Yes, a manual transfer is OK for a short term project.
Once you establish the procedure, it shouldn't be too hard to
automate, even on Windows.

> 
> The 'Recipient address verification' stuff I'd seen but wasn't sure exactly 
> what the Postfix was "doing to" the SMTP servers downstream.  IIUC, something 
> like -- it sends a test message to the upstream, and then stores in 
> LOCAL-to-Postfix, persistent cache whether that's a good/bad address.
> 
> Sounds like it only does that ONCE per address, but not sure.  I don't wnat 
> to make the current downstream servers "angry" for invalid 
> recipients/senders, and mistakenly lock out the upstream postfix.  I know I 
> can make those changes in the downstream's config -- somewhere.  Need to 
> understnad this more.

the docs:
http://www.postfix.org/ADDRESS_VERIFICATION_README.html#how

Results are stored in a persistent database. There are controls for
how long an address is considered good or bad and how often a probe
is sent, all with reasonable defaults.

You can browse the settings by looking at
http://www.postfix.org/postconf.5.html
and find the various parameters that start with "address_verify_",
and referring to ADDRESS_VERIFICATION_README

Of course, automatic address verification depends on the target
server correctly responding to unknown recipients.

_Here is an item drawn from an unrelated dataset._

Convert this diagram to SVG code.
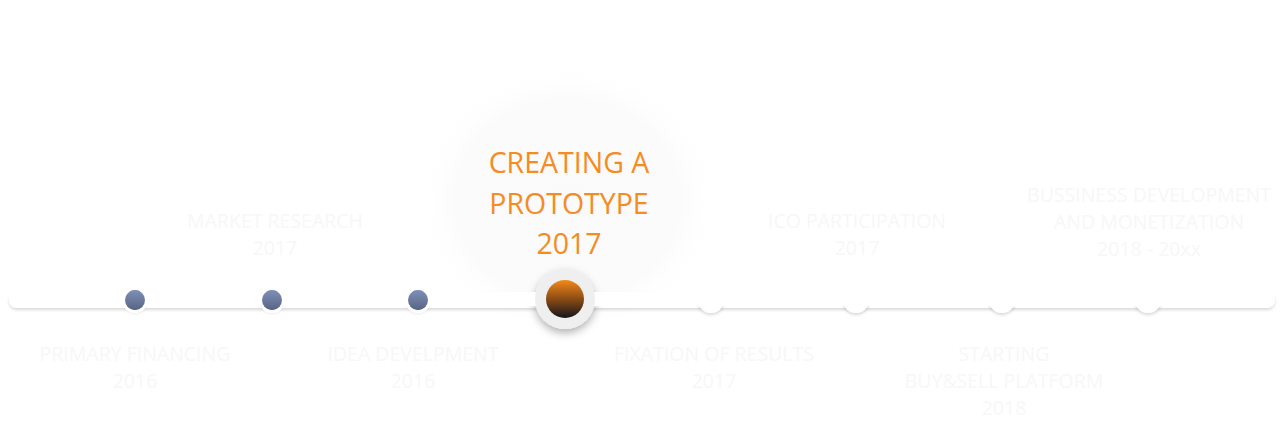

>>> (2) the Postfix system storing, then later forwarding, inbound mail if the 
>>> Postfix -> domainX connection is ever down
>>> (3) the Postfix system storing, then later sending, outbound mail if the 
>>> Postfix -> 'net connection is ever down
>>
>> both these are default behavior.
> 
> I've read about Queing.  I thought it might be safe enough.  Wasn't sure what 
> happens if the server's restarted, whether the Queued emails -- in either 
> direction -- survive.  I think they do as they're written to disk in the 
> Queue directory and Postfix on restart simply looks there and puts them back 
> in line to be processed when possible.
> 

Barring data-loss system failures, the queue should be very safe
across postfix and server restarts.  This is hard-coded behavior and
isn't user-configurable (unless you do something silly such as put
the queue on a ramdisk -- no warranty for that).